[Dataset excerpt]
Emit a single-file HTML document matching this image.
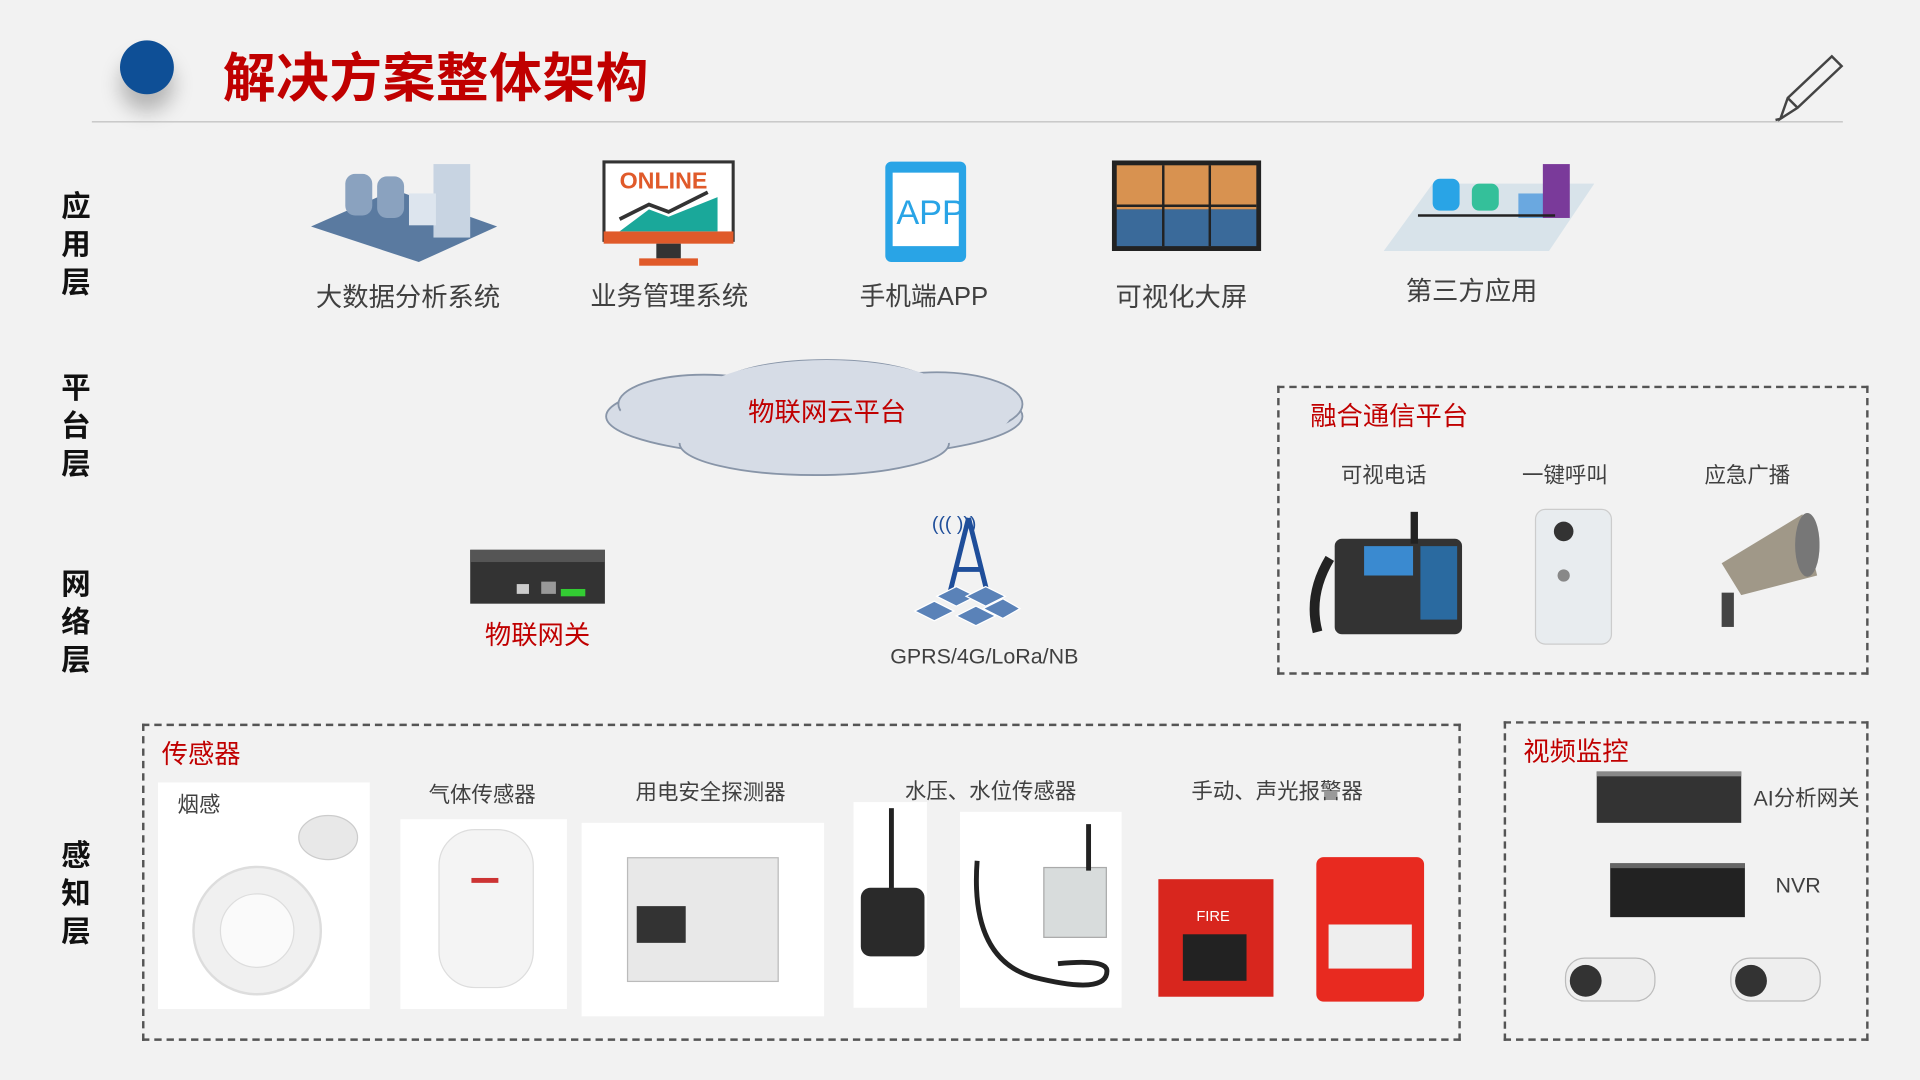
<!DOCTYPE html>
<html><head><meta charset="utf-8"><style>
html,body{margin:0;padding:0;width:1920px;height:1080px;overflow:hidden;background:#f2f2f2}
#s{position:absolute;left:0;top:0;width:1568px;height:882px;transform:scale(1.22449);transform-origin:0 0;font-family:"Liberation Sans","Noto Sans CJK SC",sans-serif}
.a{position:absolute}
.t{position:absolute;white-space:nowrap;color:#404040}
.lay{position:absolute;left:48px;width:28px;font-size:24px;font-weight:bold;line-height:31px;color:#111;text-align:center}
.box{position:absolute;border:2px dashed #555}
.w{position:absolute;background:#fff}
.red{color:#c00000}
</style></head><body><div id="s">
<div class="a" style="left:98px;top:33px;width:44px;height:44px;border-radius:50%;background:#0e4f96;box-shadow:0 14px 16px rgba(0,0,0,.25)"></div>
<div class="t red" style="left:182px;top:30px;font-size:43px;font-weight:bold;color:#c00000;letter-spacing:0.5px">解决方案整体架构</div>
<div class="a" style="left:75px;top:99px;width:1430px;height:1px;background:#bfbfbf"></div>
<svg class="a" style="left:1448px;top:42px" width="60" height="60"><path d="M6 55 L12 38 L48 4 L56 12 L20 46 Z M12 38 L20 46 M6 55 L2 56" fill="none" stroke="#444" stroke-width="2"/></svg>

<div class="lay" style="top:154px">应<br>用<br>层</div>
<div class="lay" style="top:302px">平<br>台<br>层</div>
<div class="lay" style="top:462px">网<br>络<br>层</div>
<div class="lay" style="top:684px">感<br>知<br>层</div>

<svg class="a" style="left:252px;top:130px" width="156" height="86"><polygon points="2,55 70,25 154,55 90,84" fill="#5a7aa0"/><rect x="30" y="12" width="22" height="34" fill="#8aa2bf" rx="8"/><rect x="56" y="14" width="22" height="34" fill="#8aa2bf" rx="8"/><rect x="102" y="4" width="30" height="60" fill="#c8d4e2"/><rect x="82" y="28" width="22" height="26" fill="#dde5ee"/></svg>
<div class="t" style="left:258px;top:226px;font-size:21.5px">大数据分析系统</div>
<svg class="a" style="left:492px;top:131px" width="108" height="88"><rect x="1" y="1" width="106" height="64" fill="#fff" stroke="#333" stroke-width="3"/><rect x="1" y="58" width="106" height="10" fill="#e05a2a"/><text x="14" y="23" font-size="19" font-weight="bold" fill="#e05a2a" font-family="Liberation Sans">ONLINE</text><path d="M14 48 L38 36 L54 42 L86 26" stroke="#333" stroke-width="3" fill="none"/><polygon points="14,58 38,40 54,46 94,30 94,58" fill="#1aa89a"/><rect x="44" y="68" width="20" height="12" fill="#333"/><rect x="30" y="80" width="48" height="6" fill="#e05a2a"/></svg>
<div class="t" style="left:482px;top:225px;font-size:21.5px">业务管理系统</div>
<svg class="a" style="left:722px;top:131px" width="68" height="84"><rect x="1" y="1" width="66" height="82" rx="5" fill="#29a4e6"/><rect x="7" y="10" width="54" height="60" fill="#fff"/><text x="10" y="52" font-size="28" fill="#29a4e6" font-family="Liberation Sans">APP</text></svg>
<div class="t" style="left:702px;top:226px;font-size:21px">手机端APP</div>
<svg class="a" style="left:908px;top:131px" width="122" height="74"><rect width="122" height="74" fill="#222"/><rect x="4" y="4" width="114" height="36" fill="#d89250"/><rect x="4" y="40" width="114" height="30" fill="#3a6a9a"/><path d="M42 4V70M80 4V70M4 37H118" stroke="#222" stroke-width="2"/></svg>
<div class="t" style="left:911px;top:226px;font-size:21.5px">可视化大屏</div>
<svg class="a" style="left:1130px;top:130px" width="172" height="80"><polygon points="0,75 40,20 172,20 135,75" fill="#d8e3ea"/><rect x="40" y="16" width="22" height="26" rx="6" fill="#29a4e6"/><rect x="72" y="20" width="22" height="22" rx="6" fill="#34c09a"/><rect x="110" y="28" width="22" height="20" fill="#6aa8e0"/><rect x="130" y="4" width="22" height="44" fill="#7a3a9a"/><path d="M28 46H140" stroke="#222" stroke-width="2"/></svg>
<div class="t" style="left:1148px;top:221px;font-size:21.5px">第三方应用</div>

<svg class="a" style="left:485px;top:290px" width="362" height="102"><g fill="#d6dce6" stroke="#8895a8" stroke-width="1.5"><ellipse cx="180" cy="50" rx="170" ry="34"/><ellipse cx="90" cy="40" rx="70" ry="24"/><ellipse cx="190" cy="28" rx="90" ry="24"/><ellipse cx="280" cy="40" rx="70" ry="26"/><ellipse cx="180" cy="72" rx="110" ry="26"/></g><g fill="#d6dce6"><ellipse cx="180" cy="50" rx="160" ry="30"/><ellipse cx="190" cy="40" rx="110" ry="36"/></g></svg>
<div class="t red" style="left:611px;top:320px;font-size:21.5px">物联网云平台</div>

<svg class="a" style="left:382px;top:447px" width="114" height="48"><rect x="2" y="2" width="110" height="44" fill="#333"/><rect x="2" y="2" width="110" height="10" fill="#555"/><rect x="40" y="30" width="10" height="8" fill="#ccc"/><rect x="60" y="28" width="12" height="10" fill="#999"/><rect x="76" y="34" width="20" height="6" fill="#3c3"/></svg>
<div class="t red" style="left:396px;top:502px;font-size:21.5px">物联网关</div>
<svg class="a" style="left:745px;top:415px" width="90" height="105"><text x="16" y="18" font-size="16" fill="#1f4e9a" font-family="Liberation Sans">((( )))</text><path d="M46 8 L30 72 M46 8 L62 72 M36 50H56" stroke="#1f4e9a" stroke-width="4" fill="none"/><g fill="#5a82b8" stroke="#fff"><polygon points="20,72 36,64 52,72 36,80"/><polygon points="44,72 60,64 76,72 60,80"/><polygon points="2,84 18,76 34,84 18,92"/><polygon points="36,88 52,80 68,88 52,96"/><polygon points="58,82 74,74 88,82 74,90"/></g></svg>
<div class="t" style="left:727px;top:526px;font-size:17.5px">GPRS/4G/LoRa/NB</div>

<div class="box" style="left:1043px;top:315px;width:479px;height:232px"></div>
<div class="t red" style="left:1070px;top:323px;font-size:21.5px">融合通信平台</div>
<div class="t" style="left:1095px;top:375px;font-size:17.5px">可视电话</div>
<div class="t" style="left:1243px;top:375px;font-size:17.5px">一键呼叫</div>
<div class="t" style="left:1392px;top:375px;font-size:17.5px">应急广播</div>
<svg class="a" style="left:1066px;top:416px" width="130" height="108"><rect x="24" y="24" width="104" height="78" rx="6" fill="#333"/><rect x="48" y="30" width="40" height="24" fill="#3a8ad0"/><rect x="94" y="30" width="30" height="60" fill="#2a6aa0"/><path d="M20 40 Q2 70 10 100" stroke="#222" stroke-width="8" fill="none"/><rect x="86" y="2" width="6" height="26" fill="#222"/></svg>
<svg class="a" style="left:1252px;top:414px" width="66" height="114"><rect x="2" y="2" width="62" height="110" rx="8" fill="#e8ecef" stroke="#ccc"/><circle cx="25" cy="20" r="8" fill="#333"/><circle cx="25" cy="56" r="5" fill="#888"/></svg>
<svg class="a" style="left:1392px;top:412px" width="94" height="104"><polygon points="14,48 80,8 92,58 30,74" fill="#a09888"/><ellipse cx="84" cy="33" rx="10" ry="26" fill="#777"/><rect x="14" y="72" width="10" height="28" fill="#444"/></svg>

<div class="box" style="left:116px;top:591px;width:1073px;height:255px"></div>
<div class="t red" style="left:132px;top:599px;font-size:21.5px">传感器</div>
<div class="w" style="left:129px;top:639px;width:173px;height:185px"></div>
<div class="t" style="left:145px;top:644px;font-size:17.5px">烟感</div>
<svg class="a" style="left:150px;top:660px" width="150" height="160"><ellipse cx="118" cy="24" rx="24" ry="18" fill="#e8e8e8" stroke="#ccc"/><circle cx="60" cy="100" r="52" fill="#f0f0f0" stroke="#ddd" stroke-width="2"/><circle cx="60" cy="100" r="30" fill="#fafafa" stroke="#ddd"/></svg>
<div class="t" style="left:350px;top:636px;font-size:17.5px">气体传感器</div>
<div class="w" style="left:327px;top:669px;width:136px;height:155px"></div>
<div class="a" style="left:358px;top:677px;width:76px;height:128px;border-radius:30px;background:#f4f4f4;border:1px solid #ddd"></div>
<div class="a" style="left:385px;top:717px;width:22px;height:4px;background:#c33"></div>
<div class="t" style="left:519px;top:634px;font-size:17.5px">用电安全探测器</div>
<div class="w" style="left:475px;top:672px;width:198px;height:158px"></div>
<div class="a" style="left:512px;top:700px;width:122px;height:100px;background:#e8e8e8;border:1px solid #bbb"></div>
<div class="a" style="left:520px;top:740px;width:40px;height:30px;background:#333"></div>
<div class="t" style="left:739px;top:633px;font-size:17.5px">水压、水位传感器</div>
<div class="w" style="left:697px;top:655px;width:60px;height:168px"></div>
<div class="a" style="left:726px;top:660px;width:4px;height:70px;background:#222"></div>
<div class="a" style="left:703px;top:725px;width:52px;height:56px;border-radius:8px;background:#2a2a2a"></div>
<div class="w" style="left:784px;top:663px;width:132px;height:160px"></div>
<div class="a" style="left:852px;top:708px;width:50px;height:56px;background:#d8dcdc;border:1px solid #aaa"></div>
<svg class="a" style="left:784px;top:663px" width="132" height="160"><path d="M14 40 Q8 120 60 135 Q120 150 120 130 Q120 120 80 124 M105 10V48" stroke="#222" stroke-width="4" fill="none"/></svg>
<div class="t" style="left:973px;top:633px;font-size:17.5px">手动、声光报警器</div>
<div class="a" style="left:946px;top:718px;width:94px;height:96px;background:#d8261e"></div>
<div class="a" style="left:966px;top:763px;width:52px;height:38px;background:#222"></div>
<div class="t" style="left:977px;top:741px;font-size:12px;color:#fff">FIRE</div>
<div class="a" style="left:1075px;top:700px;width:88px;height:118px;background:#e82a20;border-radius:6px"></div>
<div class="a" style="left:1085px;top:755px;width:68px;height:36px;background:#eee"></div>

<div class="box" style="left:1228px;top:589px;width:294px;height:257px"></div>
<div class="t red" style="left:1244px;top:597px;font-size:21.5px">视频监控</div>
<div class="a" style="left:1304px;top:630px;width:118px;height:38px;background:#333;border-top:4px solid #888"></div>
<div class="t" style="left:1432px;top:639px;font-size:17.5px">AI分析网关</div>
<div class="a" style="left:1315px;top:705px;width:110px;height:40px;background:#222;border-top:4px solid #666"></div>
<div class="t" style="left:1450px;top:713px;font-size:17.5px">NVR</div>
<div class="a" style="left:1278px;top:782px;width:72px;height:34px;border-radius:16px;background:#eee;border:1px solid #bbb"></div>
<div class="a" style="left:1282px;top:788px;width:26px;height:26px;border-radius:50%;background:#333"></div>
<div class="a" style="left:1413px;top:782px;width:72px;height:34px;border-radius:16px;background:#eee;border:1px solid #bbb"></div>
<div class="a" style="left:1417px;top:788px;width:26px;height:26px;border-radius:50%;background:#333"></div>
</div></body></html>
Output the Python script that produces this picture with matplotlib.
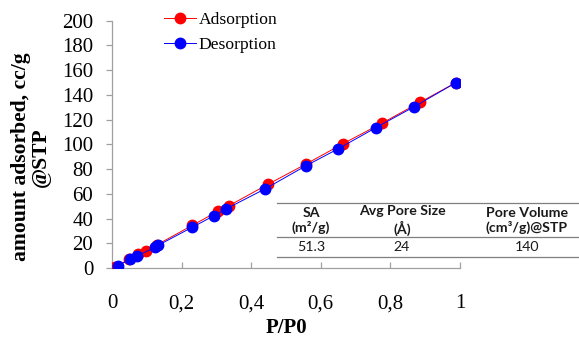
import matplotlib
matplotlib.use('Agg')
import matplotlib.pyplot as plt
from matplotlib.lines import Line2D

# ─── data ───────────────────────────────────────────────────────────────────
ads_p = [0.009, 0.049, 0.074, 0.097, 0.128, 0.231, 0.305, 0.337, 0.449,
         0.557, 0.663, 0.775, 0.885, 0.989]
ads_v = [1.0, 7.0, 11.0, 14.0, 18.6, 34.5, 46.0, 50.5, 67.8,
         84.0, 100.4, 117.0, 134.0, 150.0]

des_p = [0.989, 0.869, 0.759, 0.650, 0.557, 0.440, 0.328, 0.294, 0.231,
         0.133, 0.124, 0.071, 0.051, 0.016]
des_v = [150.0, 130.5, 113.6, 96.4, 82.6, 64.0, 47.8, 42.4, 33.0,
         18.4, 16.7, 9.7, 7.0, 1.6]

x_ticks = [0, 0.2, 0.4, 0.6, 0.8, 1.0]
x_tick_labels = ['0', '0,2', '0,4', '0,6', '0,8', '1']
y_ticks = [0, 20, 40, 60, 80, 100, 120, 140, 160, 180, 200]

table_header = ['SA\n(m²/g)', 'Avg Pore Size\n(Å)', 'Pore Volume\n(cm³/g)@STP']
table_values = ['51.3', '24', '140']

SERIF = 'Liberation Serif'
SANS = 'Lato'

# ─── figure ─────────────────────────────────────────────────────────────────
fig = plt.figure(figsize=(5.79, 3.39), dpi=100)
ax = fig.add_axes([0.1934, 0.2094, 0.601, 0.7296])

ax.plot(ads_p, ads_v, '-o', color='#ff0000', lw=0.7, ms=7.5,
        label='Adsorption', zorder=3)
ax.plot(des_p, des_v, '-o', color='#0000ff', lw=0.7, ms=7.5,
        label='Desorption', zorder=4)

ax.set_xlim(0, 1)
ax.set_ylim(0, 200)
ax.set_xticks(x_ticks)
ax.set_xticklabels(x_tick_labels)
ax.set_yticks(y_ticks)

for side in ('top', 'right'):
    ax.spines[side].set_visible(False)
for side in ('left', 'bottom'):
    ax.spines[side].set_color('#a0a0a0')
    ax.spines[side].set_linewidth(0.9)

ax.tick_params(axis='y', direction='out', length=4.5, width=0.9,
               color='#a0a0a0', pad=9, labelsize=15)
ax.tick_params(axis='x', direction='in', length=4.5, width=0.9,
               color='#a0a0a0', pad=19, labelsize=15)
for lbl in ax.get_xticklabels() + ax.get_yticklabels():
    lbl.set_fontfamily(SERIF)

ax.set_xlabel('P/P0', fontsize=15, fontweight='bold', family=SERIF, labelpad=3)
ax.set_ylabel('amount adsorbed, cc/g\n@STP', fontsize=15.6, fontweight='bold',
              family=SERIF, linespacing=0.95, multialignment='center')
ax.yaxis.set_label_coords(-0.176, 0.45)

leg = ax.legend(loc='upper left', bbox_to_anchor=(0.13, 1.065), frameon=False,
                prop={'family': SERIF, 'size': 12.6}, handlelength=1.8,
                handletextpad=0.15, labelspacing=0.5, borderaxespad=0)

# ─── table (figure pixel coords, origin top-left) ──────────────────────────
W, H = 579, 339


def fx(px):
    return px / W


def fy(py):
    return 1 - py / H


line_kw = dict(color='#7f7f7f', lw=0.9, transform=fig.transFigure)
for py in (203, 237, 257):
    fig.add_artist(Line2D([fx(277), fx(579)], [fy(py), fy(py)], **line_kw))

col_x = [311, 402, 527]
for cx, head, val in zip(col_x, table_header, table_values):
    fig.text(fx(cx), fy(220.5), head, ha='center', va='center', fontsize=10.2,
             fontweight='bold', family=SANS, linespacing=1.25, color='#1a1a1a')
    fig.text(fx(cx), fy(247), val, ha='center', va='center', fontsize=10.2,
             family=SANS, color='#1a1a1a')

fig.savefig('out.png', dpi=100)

▸ **Work instructions**
Please list every line of the records that contains "this".

▸ **Answer to the exercise**
Emit a single-file HTML document matching this image.
Output the Python script that produces this picture with matplotlib.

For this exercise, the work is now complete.